- **Task brief**:
Answer with nothing but the number of lines that include the word "React".

[Rows from a dataset of charts and code]

++++++

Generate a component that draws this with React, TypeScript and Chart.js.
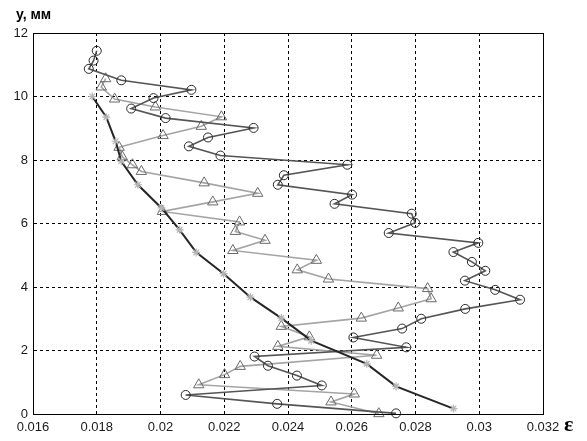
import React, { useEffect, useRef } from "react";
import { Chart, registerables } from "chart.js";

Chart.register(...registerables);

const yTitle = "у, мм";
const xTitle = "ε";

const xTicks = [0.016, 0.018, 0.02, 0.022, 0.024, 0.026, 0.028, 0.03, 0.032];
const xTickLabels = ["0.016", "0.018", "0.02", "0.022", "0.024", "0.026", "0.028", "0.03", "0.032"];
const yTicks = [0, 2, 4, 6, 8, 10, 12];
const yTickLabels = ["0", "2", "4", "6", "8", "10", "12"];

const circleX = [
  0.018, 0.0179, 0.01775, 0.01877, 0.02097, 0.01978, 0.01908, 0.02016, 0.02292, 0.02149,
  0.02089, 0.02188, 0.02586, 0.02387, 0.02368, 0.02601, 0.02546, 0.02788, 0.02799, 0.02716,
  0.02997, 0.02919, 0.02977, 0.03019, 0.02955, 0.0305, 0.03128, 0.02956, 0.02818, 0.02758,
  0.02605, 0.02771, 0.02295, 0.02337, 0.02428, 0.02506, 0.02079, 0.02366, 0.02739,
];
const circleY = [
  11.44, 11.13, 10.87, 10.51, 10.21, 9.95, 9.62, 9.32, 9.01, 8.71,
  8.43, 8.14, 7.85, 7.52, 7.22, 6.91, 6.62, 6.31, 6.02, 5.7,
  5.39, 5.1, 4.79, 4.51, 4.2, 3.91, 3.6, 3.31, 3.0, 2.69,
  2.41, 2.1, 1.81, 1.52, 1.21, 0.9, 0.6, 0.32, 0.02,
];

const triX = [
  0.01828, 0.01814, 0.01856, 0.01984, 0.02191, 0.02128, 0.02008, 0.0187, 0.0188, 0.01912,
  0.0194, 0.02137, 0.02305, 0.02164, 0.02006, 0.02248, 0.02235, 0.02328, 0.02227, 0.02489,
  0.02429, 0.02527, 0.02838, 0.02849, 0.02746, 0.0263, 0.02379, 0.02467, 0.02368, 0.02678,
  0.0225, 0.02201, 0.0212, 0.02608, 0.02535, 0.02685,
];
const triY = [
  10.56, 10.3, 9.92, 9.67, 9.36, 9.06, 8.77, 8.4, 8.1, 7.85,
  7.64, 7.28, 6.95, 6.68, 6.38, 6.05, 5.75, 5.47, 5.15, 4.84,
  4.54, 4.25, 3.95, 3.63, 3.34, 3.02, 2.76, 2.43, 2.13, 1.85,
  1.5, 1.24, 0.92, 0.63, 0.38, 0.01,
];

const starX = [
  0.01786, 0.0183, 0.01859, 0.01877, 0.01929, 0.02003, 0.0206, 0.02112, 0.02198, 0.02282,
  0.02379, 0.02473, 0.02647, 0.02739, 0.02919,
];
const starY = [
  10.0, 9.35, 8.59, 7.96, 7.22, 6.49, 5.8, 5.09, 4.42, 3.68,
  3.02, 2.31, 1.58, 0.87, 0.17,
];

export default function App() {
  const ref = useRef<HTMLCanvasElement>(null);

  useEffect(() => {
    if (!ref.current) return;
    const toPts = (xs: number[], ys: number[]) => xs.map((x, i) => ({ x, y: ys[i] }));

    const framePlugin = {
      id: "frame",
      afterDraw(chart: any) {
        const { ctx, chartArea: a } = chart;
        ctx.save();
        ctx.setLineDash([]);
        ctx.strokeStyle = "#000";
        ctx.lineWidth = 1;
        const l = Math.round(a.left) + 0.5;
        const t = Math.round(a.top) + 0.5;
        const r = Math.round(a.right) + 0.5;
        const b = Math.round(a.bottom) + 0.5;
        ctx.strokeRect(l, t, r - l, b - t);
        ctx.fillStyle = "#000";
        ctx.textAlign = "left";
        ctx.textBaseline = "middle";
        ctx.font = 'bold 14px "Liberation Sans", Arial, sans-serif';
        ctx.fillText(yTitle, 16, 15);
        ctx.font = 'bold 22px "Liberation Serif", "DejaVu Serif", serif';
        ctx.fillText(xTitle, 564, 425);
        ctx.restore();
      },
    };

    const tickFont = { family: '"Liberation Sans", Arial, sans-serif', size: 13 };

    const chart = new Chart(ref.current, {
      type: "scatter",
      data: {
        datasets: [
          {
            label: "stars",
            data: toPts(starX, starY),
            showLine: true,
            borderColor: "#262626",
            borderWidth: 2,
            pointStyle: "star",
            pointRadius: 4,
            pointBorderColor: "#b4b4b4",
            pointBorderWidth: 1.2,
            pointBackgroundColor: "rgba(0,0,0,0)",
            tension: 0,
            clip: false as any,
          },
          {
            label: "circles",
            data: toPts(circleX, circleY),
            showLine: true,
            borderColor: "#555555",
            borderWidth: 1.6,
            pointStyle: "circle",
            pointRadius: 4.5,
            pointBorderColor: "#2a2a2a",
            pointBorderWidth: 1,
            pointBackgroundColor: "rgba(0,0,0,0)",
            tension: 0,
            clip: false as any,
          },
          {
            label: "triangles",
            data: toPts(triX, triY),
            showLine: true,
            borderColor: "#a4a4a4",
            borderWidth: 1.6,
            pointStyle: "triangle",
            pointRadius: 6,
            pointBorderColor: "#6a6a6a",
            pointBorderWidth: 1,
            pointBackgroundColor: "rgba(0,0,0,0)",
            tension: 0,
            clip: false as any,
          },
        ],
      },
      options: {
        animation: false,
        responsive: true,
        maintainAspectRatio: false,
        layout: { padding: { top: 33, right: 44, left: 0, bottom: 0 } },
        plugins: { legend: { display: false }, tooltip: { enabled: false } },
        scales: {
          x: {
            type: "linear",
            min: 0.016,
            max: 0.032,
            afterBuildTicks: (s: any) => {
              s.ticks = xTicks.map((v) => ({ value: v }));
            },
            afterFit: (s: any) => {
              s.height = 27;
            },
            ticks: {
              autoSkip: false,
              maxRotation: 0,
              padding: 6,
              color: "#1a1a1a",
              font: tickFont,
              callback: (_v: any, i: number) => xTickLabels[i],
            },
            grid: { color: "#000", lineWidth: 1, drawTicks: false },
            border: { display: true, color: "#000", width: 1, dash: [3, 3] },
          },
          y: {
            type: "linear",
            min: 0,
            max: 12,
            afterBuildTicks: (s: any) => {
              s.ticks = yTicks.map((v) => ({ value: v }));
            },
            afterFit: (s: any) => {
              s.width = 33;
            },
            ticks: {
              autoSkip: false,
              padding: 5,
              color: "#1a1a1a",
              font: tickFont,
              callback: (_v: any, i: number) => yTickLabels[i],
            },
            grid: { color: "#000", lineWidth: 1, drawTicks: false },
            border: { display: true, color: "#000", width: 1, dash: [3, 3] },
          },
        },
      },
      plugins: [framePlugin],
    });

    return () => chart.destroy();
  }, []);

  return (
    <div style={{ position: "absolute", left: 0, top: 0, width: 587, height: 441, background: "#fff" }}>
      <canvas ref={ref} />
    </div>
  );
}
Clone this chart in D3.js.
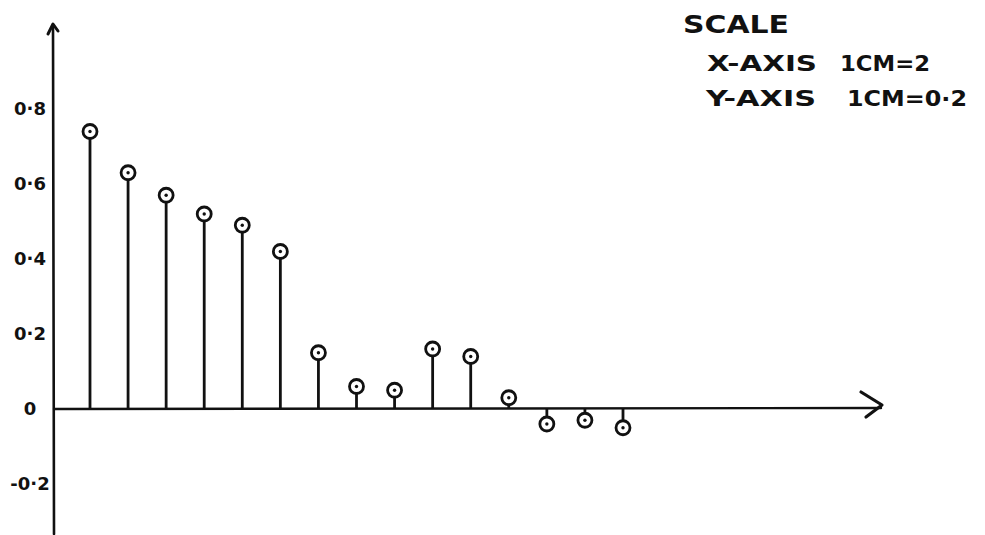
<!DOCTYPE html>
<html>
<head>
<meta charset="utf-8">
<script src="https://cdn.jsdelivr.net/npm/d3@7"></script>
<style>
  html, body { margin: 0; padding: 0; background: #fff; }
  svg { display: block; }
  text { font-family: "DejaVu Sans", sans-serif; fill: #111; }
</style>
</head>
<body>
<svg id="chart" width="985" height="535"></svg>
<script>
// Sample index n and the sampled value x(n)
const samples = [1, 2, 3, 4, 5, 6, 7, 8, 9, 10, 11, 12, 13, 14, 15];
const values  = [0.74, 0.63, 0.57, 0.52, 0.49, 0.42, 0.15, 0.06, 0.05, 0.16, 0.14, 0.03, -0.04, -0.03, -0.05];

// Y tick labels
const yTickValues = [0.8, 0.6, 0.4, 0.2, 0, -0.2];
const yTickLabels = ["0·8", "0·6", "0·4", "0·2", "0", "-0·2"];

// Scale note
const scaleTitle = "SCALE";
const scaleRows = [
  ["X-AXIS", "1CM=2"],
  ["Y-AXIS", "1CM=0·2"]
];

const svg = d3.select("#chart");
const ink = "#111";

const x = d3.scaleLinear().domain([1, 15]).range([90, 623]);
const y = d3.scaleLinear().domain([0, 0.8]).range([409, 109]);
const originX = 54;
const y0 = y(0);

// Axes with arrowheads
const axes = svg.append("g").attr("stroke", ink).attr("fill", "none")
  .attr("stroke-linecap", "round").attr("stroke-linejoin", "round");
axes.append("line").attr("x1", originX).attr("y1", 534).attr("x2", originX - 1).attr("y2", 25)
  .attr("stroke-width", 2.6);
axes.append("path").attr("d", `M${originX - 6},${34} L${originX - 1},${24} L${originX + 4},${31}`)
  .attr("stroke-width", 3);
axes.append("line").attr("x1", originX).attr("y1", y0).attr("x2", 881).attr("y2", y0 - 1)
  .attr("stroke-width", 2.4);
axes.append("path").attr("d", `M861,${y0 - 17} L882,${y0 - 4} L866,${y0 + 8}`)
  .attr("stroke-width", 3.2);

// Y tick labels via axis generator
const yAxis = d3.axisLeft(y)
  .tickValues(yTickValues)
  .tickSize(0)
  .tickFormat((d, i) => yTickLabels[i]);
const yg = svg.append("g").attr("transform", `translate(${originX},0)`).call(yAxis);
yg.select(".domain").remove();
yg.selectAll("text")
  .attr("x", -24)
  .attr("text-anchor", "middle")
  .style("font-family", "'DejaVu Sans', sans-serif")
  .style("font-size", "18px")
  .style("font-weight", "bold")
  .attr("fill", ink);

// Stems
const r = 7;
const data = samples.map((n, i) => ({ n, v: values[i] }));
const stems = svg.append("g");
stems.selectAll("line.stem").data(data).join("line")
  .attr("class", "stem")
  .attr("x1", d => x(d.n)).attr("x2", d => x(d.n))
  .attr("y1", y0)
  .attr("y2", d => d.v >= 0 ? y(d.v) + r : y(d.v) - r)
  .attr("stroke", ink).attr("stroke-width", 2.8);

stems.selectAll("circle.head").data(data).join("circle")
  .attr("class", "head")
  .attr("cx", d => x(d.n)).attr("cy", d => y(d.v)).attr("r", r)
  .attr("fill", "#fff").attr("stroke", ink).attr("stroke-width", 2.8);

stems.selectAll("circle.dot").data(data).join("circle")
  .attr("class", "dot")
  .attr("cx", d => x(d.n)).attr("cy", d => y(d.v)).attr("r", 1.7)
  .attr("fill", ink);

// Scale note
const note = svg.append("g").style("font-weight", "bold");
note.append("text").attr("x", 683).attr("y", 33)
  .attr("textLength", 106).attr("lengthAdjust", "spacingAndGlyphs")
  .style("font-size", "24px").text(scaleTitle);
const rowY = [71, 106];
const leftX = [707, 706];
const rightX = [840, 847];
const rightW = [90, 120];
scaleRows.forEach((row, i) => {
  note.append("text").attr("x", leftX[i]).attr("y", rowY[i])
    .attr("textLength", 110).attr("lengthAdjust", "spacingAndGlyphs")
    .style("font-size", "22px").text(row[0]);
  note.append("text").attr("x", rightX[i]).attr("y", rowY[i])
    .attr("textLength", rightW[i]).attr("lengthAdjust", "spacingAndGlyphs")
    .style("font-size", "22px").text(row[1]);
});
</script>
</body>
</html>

++++++

- **Complete response**:
2